S’agit-il de la genèse d’une nouvelle forme de la question sociale, par le biais de laquelle nous cherchons à établir un autre mode d’articulation entre la sphère économique et la sphère politique. Le CPE avec sa période d’essai de deux ans fut une tentative de réponse à ces mutations, mais une réponse qui va dans le sens d’une diminution du rôle protecteur de l’Etat. A cette idée peut lui être opposé une autre forme d’organisation dont les « territoires » peuvent faire l’objet d’une expérimentation (approche plus globale, plus collective )en créant plus de sécurité pour l’emploi, plus de crédits pour la formation, sans avoir à passer par des périodes de chômage. Créer des nouveaux droits ; nouvelle assurance professionnelle, une allocation pour chercher un premier emploi, mise en place et négociation pour la création d’une « Zone Franche Sociale® » (3) qui facilitent l’accès au logement, à la culture, aux transports et à la formation. Robert Castel, propose une lecture à partir de la décomposition des grands réglages politiques qui avait produit cette stabilité de la société salariale et dont la désaffiliation apparaît comme la conséquence. Doit-on rester dans des formules où la sphère économique continue d’imposer sa rationalité ? Doit-on attendre un retour du politique comme fondateur de la cohésion sociale et du rapport entre les hommes ?

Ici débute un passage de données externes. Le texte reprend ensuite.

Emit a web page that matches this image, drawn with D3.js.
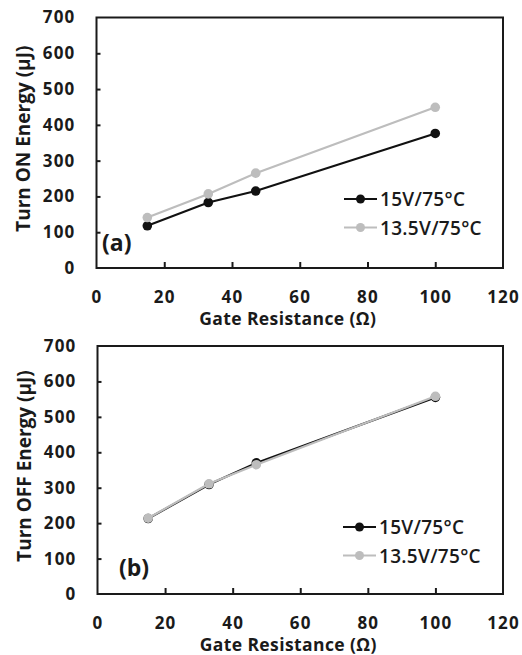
<!DOCTYPE html>
<html>
<head>
<meta charset="utf-8">
<script src="https://cdn.jsdelivr.net/npm/d3@7"></script>
<style>
  html, body { margin: 0; padding: 0; background: #fff; }
  svg { display: block; }
  text { font-family: "Open Sans", "Noto Sans", sans-serif; fill: #1a1a1a; }
</style>
</head>
<body>
<svg id="chart" width="522" height="655"></svg>
<script>
// ---- data ----
const resistance = [15, 33, 47, 100];
const onEnergy15V = [118, 183, 215, 376];
const onEnergy135V = [141, 207, 265, 449];
const offEnergy15V = [213, 309, 370, 555];
const offEnergy135V = [214, 311, 365, 558];
const seriesNames = ["15V/75°C", "13.5V/75°C"];
const xTickValues = [0, 20, 40, 60, 80, 100, 120];
const yTickValues = [0, 100, 200, 300, 400, 500, 600, 700];
const xTitle = "Gate Resistance (Ω)";
const yTitleOn = "Turn ON Energy (μJ)";
const yTitleOff = "Turn OFF Energy (μJ)";

const colors = ["#111111", "#bdbdbd"];
const svg = d3.select("#chart");

function panel(cfg) {
  const { left, right, top, bottom, series, yTitle, tag, tagPos, legendPos } = cfg;
  const x = d3.scaleLinear().domain([0, 120]).range([left, right]);
  const y = d3.scaleLinear().domain([0, 700]).range([bottom, top]);
  const g = svg.append("g");

  // x axis
  const xa = g.append("g").attr("transform", `translate(0,${bottom})`)
    .call(d3.axisBottom(x).tickValues(xTickValues).tickSizeInner(-6).tickSizeOuter(0).tickPadding(24));
  xa.select(".domain").remove();
  xa.selectAll(".tick line").attr("stroke", "#1a1a1a").attr("stroke-width", 2)
    .filter(d => d === 0 || d === 120).remove();
  xa.selectAll(".tick text").attr("font-size", 17).attr("font-weight", 700)
    .attr("letter-spacing", 1.2).attr("fill", "#1a1a1a").attr("dy", "0.66em");

  // y axis
  const ya = g.append("g").attr("transform", `translate(${left},0)`)
    .call(d3.axisLeft(y).tickValues(yTickValues).tickSizeInner(-4).tickSizeOuter(0).tickPadding(21));
  ya.select(".domain").remove();
  ya.selectAll(".tick line").attr("stroke", "#1a1a1a").attr("stroke-width", 2)
    .filter(d => d === 0 || d === 700).remove();
  ya.selectAll(".tick text").attr("font-size", 17).attr("font-weight", 700)
    .attr("letter-spacing", 1.2).attr("fill", "#1a1a1a");

  // frame
  g.append("rect").attr("x", left).attr("y", top)
    .attr("width", right - left).attr("height", bottom - top)
    .attr("fill", "none").attr("stroke", "#1a1a1a").attr("stroke-width", 2);

  // titles
  g.append("text").attr("x", (left + right) / 2 - 12).attr("y", bottom + 57)
    .attr("text-anchor", "middle").attr("font-size", 17.5).attr("font-weight", 700)
    .attr("letter-spacing", 0.4)
    .text(xTitle);
  g.append("text")
    .attr("transform", `translate(${left - 67},${(top + bottom) / 2 - 4}) rotate(-90)`)
    .attr("text-anchor", "middle").attr("font-size", 19).attr("font-weight", 700)
    .text(yTitle);

  // series
  const line = d3.line().x(d => x(d[0])).y(d => y(d[1]));
  series.forEach((vals, i) => {
    const pts = resistance.map((r, k) => [r, vals[k]]);
    g.append("path").datum(pts).attr("d", line)
      .attr("fill", "none").attr("stroke", colors[i]).attr("stroke-width", 2.2);
    g.selectAll(null).data(pts).enter().append("circle")
      .attr("cx", d => x(d[0])).attr("cy", d => y(d[1])).attr("r", 4.8)
      .attr("fill", colors[i]);
  });

  // legend
  seriesNames.forEach((name, i) => {
    const ly = legendPos[1] + i * 28.5;
    g.append("line").attr("x1", legendPos[0]).attr("x2", legendPos[0] + 33)
      .attr("y1", ly).attr("y2", ly).attr("stroke", colors[i]).attr("stroke-width", 2.2);
    g.append("circle").attr("cx", legendPos[0] + 16.5).attr("cy", ly).attr("r", 4.5).attr("fill", colors[i]);
    g.append("text").attr("x", legendPos[0] + 36).attr("y", ly + 7)
      .attr("font-size", 19).attr("font-weight", 600).attr("letter-spacing", 0.3).text(name);
  });

  // panel tag
  g.append("text").attr("x", tagPos[0]).attr("y", tagPos[1])
    .attr("font-size", 23).attr("font-weight", 700).text(tag);
}

panel({ left: 96.5, right: 503, top: 17.5, bottom: 268,
  series: [onEnergy15V, onEnergy135V], yTitle: yTitleOn, tag: "(a)",
  tagPos: [102, 251], legendPos: [344, 199] });

panel({ left: 97.5, right: 503, top: 346, bottom: 594,
  series: [offEnergy15V, offEnergy135V], yTitle: yTitleOff, tag: "(b)",
  tagPos: [119, 576], legendPos: [343, 527] });
</script>
</body>
</html>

Comment travailler sur l’intégration des ces populations qui semblent de plus en plus « désintégrées » ?
L’intégration est une notion fondatrice en sociologie. La thématique de l’intégration apparaît avec M. Weber et E. Durkheim, deux pères fondateurs de la sociologie. Rappelons que l’intégration fait partie du débat amorcé au 19ème siècle, celui-ci étant la conséquence à la fois de la révolution industrielle et de la révolution démocratique et politique.
Dans cette logique, le 19ème siècle constitue une remise en cause de l’ordre traditionnel. Les valeurs dominantes jusqu’au 19ème étaient les suivantes : « attachements à la terre, à la monarchie, à la morale religieuse, à l’immobilité géographique et sociale ».
Désormais, on observe une remise en cause de tous ces attachements avec l’apparition de nouvelles classes sociales et des nouvelles technologies, et l’émergence des phénomènes tels que la délinquance, l’alcoolisme, la prostitution et aujourd’hui le suicide des jeunes qui est actuellement le symptôme le plus violent de ces mutations(4).
L’ordre traditionnel semble déstabilisé, sans qu’il n’y ait apparition d’un modèle alternatif, on peut dès lors parler d’anomie (absence de règles) puisqu’il y a remise en cause de tout ce qui fondait la morale antérieure.
Peut-on traiter cette nouvelle forme de la question sociale en inventant des solutions d’insertion plus adaptées, territorialisées ? S’intéresser plus aujourd’hui à ce qui se passe dans le micro-social, là où, quelle que soit l’impuissance du politique, il se passe, de toute façon, toujours quelque chose ?
Il faut s’investir, aujourd’hui, dans la création des nouvelles activités productives (...services aux personnes, développement des services intergénérationnels développement des activités issues de l’économie solidaire...) afin de mieux permettre aux exclus d’accéder à un emploi salarié, tel que les travailleurs sociaux ont su le faire en créant les entreprises d’insertion. Négocier des nouvelles approches réglementaires et financières pour mettre au point des formules reconnues, limitant les réponses au coup par coup et s’inscrire dans une démarche plus globale orientée vers « l’innovation »socio-économique et socioculturelle, tout en étant assez présente au sein des coordinations qui structurent le travail interinstitutionnel, la présence sur le terrain d’intervention les instances décisionnelles et capables d’intégrer par l’emploi et la socialisation les publics les plus marginalisés, ceux qui connaissent des désajustements conjoncturels récurrents depuis 30 ans !
1) Paris, éd. du Seuil
2) Psychologue clinicien ; document sur « La Prévention Spécialisée et la crise des banlieues » ; 2006 ; Bordeaux.
3) Zone Franche Sociale® : zone aux avantages équivalents a une zone franche économique, mais a visée purement solidaire. (AH).
4) Voir les travaux du Docteur Pommereau à Bordeaux et mémoire de 3eme
année d’éducateur spécialisée ; IRTSA ; A. Hernandez ; 1994.